── MATERIAL PROVIDED ──

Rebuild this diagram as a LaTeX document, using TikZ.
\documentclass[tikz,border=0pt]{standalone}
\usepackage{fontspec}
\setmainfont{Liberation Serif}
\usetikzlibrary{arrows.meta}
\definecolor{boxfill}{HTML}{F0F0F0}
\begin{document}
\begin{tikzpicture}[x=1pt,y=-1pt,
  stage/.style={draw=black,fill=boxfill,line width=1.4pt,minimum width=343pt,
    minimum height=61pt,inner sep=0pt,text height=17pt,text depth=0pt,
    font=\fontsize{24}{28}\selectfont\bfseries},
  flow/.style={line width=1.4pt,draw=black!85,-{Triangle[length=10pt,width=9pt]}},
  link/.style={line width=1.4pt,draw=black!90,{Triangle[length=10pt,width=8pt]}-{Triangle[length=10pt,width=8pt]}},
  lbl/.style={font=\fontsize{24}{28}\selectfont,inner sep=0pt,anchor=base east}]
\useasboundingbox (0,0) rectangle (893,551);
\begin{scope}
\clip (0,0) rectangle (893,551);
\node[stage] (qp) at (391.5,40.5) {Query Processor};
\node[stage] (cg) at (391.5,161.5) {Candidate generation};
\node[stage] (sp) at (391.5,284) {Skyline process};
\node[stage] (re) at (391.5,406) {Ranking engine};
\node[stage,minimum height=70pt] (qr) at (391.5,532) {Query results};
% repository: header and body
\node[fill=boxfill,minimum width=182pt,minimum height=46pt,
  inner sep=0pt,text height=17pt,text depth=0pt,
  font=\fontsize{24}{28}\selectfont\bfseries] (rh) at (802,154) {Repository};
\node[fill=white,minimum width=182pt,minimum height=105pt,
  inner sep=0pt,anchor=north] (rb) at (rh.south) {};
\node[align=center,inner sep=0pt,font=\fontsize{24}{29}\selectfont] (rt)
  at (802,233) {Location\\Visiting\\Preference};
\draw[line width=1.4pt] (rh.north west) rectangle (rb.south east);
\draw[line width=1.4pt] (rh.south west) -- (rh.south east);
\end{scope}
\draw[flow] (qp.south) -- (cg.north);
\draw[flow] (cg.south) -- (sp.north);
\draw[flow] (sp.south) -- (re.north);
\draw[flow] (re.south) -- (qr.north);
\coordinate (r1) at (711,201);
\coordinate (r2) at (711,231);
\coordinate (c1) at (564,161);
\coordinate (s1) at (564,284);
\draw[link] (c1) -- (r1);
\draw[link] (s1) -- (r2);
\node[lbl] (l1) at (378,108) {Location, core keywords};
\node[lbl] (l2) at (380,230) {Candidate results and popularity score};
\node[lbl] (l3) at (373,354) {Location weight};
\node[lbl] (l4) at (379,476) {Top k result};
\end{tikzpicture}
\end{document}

───
── MATERIAL PROVIDED ──

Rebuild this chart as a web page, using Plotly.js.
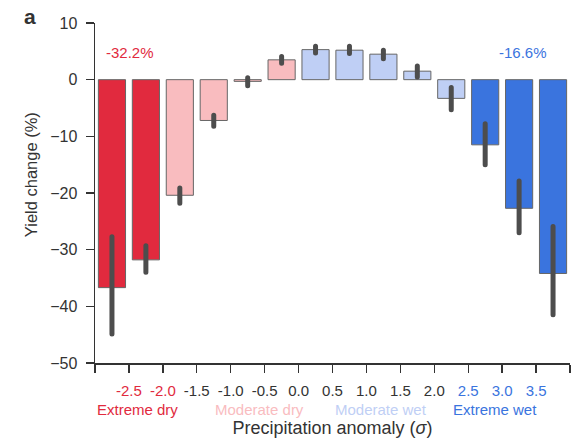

───

What is the number of lines in this listing that contain the word "using"? Answer with that number and nothing else.

2